US Defence Secretary Donald Rumsfeld faced fresh allegations yesterday that the abuse of detainees in Iraq was not an aberration but a practice that was authorised at the highest levels in the Pentagon.
The roots of the scandal lay in a decision approved by Mr Rumsfeld to expand a highly secret operation against Al-Qaeda to the interrogation of prisoners in Iraq, according to the New Yorker magazine, quoting intelligence officials.
Further evidence that prison abuse was authorised high in the chain of command was provided by the Washington Post which obtained a classified cable revealing that requests for harsh interrogation at Abu Ghraib prison in Iraq were routinely sent to the top military commander in Iraq.
The claims are a further blow to the ability of Mr Rumsfeld to withstand calls for his resignation over the scandal, which has helped drive President George Bush's approval ratings to a record low of 42 per cent, according to a poll in today's issue of Newsweek.

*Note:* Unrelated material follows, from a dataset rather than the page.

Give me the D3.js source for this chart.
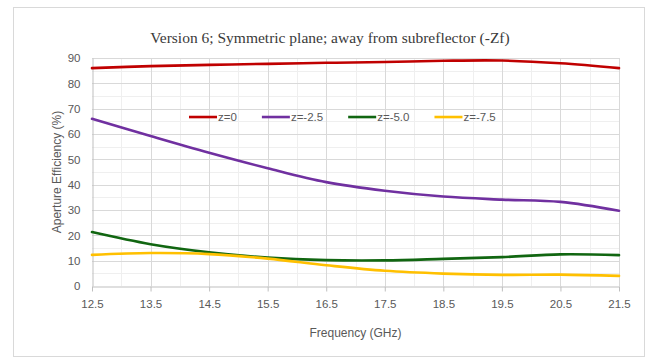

In its weekly edition due out today, the New Yorker claims that a top secret Pentagon operation, known by several code words, including Copper Green, encouraged physical coercion and sexual humiliation of Iraqi prisoners in an effort to gain intelligence about the growing insurgency in Iraq.
The Pentagon described the article, by Pulitzer Prize-winning journalist Seymour Hersh, as "outlandish, conspiratorial, and filled with error and anonymous conjecture", and said the abuse evidenced in recent images "has no basis in any sanctioned programme, training manual, instruction, or order in the Department of Defence".
According to Seymour Hersh, the operation stemmed from a Special Access Programme (SAP) authorised by Mr Rumsfeld shortly after 9/11 that gave blanket approval to a small group of operatives to kill or capture and interrogate "high-value" targets in the war on terrorism.
The was approved by National Security Adviser, Ms Condoleezza Rice, and Mr Bush was informed of its existence, unnamed intelligence officials told Seymour Hersh.
The programme was known to less than 200 operatives and officials, including Mr Rumsfeld and Gen Richard Myers, chairman of the Joint Chiefs of Staff, the article says.
Under it US commandos crossed borders without visas and could carry out instant interrogations using force if necessary at secret CIA detention centres scattered around the world.
At first the programme was a success but when applied later to Iraq it "embittered the American intelligence community, damaged the effectiveness of elite combat units, and hurt America's prospects in the war on terror".
As the insurgency grew bloodier during 2003, the solution to a lack of intelligence - endorsed by Mr Rumsfeld and carried out by Mr Stephen Cambone, his undersecretary for intelligence - was to get tough with Iraqi detainees suspected of being insurgents.
They expanded the scope of the Pentagon's programme and brought its unconventional methods to Abu Ghraib, Seymour Hersh claims. Male prisoners could be treated roughly and exposed to sexual humiliation.
A former intelligence official told Hersh that Mr Cambone made the decision to bring the SAP rules into the Iraq prisons, with army military intelligence officers working under SAP's auspices.
The Pentagon said yesterday that Mr Cambone had no responsibility for interrogation programmes in Iraq. In the late summer of 2003 Maj Gen Geoffrey Miller urged that the commanders in Baghdad change policy and place military intelligence personnel in charge of the prison, Hersh writes. Gen Miller also briefed military commanders in Iraq on the interrogation methods used in Guantanamo Bay that could, with special approval, include sleep deprivation, exposure to extremes of cold and heat, and placing prisoners in "stress positions" for agonising lengths of time.
The new allegations will likely dominate Senate hearings as Congress seeks to determine whether the abuse resulted from Pentagon decisions or was the work of a few guards at Abu Ghraib prison.